The Role of Vygotsky’s Zone of Proximal Development
Of course, your primary function as a mentor is ensuring that your mentee is growing professionally in becoming an effective teacher who engages students and leads them to success. In order for this growth to take place, you will at times need to challenge your mentee and coax them out of their comfort zone. Lev Vygotsky’s zone of proximal development (ZPD) explains that the ZPD consists of the skills that are within a person’s reach and in which mastery can be achieved through intentional guidance and scaffolding.
When determining the ZPD of our students, we often start with factors like age.
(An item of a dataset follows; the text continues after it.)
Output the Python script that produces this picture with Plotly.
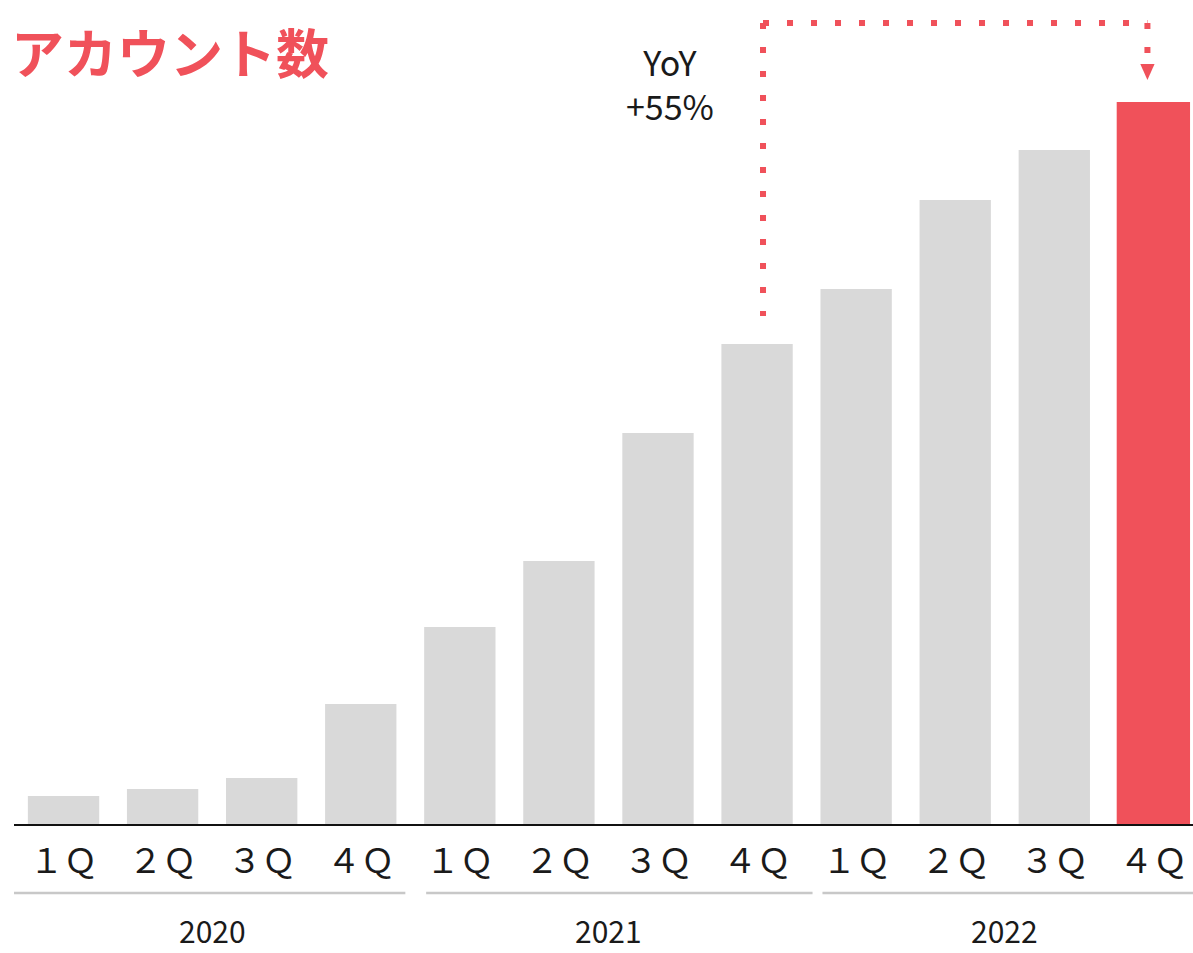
import plotly.graph_objects as go

# Quarterly account counts (relative units), 2020 1Q .. 2022 4Q
quarters = ["１Ｑ", "２Ｑ", "３Ｑ", "４Ｑ"] * 3
years = ["2020", "2021", "2022"]
accounts = [28, 35, 46, 120, 197, 263, 391, 480, 535, 624, 674, 721]
yoy_label = "YoY<br>+55%"

RED = "#F0515A"
GRAY = "#D9D9D9"
FONT = "Noto Sans CJK JP"

x_idx = list(range(len(accounts)))
colors = [GRAY] * (len(accounts) - 1) + [RED]
line_w = [0] * (len(accounts) - 1) + [2]

fig = go.Figure(
    go.Bar(
        x=x_idx,
        y=accounts,
        marker=dict(color=colors, line=dict(color=colors, width=line_w)),
        width=0.72,
        hoverinfo="skip",
    )
)

y_top = 824
fig.update_layout(
    width=1193,
    height=953,
    margin=dict(l=14, r=0, t=0, b=129),
    paper_bgcolor="white",
    plot_bgcolor="white",
    showlegend=False,
    xaxis=dict(
        range=[-0.5, 11.4],
        tickmode="array",
        tickvals=x_idx,
        ticktext=quarters,
        tickfont=dict(family=FONT, size=34, color="#1a1a1a"),
        ticks="",
        ticklabelstandoff=6,
        showline=True,
        linecolor="#111111",
        linewidth=2,
        showgrid=False,
        zeroline=False,
    ),
    yaxis=dict(range=[0, y_top], visible=False),
)

# Year group separators and labels
group_pad = [(-0.53, 0.45), (-0.34, 0.56), (-0.34, 0.56)]
for g, year in enumerate(years):
    first, last = 4 * g, 4 * g + 3
    pad_l, pad_r = group_pad[g]
    fig.add_shape(
        type="line", xref="x", yref="paper",
        x0=first + pad_l, x1=last + pad_r, y0=-0.0837, y1=-0.0837,
        line=dict(color="#C8C8C8", width=2.5),
    )
    fig.add_annotation(
        x=(first + last) / 2, y=-(930 - y_top) / y_top, xref="x", yref="paper",
        text=year, showarrow=False, yanchor="middle",
        font=dict(family=FONT, size=30, color="#1a1a1a"),
    )

# Dotted connector from 2021 4Q to 2022 4Q
i_from, i_to = 7, 11
xa, xb = i_from + 0.06, i_to - 0.06
y_line = 801
dot = dict(color=RED, width=6, dash="6px,18px")
fig.add_shape(type="line", xref="x", yref="y",
              x0=xa, x1=xa, y0=y_line, y1=accounts[i_from] + 28, line=dot)
fig.add_shape(type="line", xref="x", yref="y",
              x0=xa, x1=xb, y0=y_line, y1=y_line, line=dot)
fig.add_shape(type="line", xref="x", yref="y",
              x0=xb, x1=xb, y0=y_line, y1=y_line - 30, line=dot)
fig.add_shape(
    type="path", xref="x", yref="y",
    path=f"M {xb - 0.072} 760 L {xb + 0.072} 760 L {xb} 744 Z",
    fillcolor=RED, line=dict(width=0),
)

fig.add_annotation(
    x=6.12, y=741, xref="x", yref="y",
    text=yoy_label, showarrow=False, align="center",
    font=dict(family=FONT, size=34, color="#1a1a1a"),
)

# Title
fig.add_annotation(
    x=-0.004, y=(y_top - 51) / y_top, xref="paper", yref="paper",
    xanchor="left", yanchor="middle",
    text="<b>アカウント数</b>", showarrow=False,
    font=dict(family=FONT, size=53, color=RED),
)

fig.write_html("out.html")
Because adults develop and learn in a multitude of ways independent of age, you can start estimating your mentee’s ZPD through classroom visits and conversations.
This will require some practice, but it will allow your mentee to implement strategies you discuss and help them feel challenged but not stressed. Imagine how overwhelming it would be if you, a master teacher, were to share all of your pedagogical practices and skills with a brand-new educator in just a few months!
The ZPD can also be applied to navigating professional relationships such as taking on duties on a grade team. A sign you’ve recognized their ZPD is your mentee readily trying your suggestions and making changes based on your feedback. Once there, you can invite them to your classroom, model practices, provide feedback, and explore what to learn together next. Don’t hesitate to make this a joint learning experience and invite them to give you feedback as well.
No matter how many times you have taken the role of a mentor, asking for feedback on mentoring is an important part of adult learning. Adults need to participate in defining their learning journey. When you ask for feedback, you are inviting your mentees to cocreate a meaningful experience for both of you.
Expect to be transformed by the end of the year. Although mentorship is a finite professional relationship, don’t be surprised if your mentee thinks of you as a mentor for a very long time thereafter. Don’t worry if you feel like you are far from perfect. We all are in so many different ways. What matters most is that your mentee feels seen and is shown consistently that they matter.
This post is dedicated to my mentees, who make me a better mentor, and to my mentor, Laura Saenz.